Setelah berada pada posisi yang tepat, dua buah jangkar sekaligus dilepaskan. Tali pengaman kiri dan kanan diikatkan. Dan, penumpang beserta barang bawaan diturunkan. Penumpang yang turun di desa tersebut pun harus menceburkan diri ke dalam air. Tak ada pilihan lain menurut mereka, lebih baik basah daripada harus turun di desa tetangga dengan akses jalan yang terputus-putus .
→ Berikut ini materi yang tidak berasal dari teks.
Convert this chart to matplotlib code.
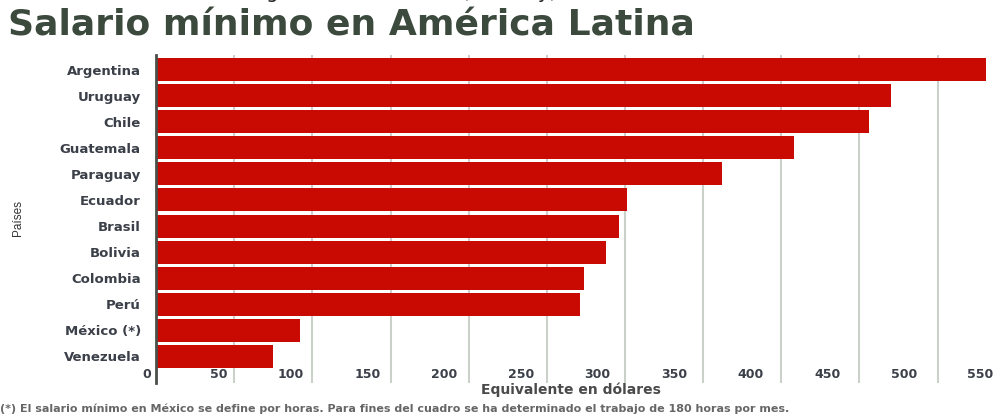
import matplotlib.pyplot as plt
import matplotlib.transforms as mtransforms
import numpy as np

paises = ['Argentina', 'Uruguay', 'Chile', 'Guatemala', 'Paraguay', 'Ecuador',
          'Brasil', 'Bolivia', 'Colombia', 'Perú', 'México (*)', 'Venezuela']
salario_usd = [531, 470, 456, 408, 362, 301, 296, 288, 274, 271, 92, 75]
ticks_x = [0, 50, 100, 150, 200, 250, 300, 350, 400, 450, 500, 550]

fig = plt.figure(figsize=(10.08, 4.16), dpi=100)
ax = fig.add_axes([0.1548, 0.0793, 0.8452, 0.7885])

y_pos = np.arange(len(paises))[::-1]
ax.barh(y_pos, salario_usd, height=0.88, color='#c80a02', zorder=3)

ax.set_xlim(0, 545)
ax.set_ylim(-1.02, 11.56)

# gridlines run through the tick label row, labels sit left of each line
for v in ticks_x[1:]:
    ax.axvline(v, color='#c9d1c9', lw=1.5, zorder=1)
ax.set_xticks([])
ax.set_yticks(y_pos)
ax.set_yticklabels(paises, fontsize=9.5, fontweight='bold', color='#3a3f48')
ax.tick_params(axis='y', length=0, pad=11)

# the labels in the original drift a little left of their gridlines
off = mtransforms.offset_copy(ax.get_xaxis_transform(), fig=fig, x=-5, y=0, units='dots')
for v in ticks_x:
    ax.text(v * 0.98, 0.025, str(v), transform=off, ha='right', va='center',
            fontsize=9, fontweight='bold', color='#3a3f48')

for s in ['top', 'right', 'bottom']:
    ax.spines[s].set_visible(False)
ax.spines['left'].set_color('#4a4f4a')
ax.spines['left'].set_linewidth(2)
ax.spines['left'].set_zorder(4)

fig.text(0.0179, 0.476, 'Países', rotation=90, ha='center', va='center',
         fontsize=8.5, color='#333333', family='Liberation Sans')
fig.text(0.566, 0.062, 'Equivalente en dólares', ha='center', va='center',
         fontsize=10, fontweight='bold', color='#4a4a4a')

fig.text(0.008, 0.938, 'Salario mínimo en América Latina', ha='left', va='center',
         fontsize=26, fontweight='bold', color='#3c4a3e')
fig.text(0.347, 1.004, 'Minimum wage in Latin America (monthly)', ha='center',
         va='baseline', fontsize=14, color='#222222')

fig.text(0.0, 0.018, '(*) El salario mínimo en México se define por horas. Para fines del cuadro '
         'se ha determinado el trabajo de 180 horas por mes.', ha='left', va='center',
         fontsize=8, fontweight='bold', color='#666666')

fig.savefig('out.png', dpi=100)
"Ado,,lompat sajalah biar basa asal so sampe di kampung. Yah, dari pada turung di desa lain baru bajalan lagi lebe susah". Ujar seorang ibu yang hendak turun.
Setelah semua penumpang dan barang bawaan selesai di turunkan, mesin satu persatu mulai di hidupkan dan tali pengait jangkar ditarik. Kali ini, hanya lima mesin yang di gunakan, mungkin agar lebih irit karena jarak antar desa yang satu dan yang lainnya tak begitu jauh.
Dengan kecepatan yang agak pelan, speed menyusuri batas tepian karang. Gelombang yang agak besar sesekali menghantam dari sisi kanan sehingga kapal sedikit oleng. Untuk membuat speed pada posisi normal, nahkodapun meminta agar posisi duduk di sebelah kiri bergeser ke kanan, sebab posisi ombak yang bergerak dari barat menuju timur.
20 menit kemudian, speed boat telah berada tepat di depan desa Mateketen, sebelumnya ada desa Talapaon namun karena arus dan gelombang pantai lebih kuat dan besar dari desa Sabale, nakhodapun memilih untuk tidak berlabuh dan menurunkan penumpang. Pikirku, saat ini penumpang desa Talapaon sangat apes, karena mereka harus berjalan kaki ke kampungnya sambil menenteng barang bawaan yang cukup banyak.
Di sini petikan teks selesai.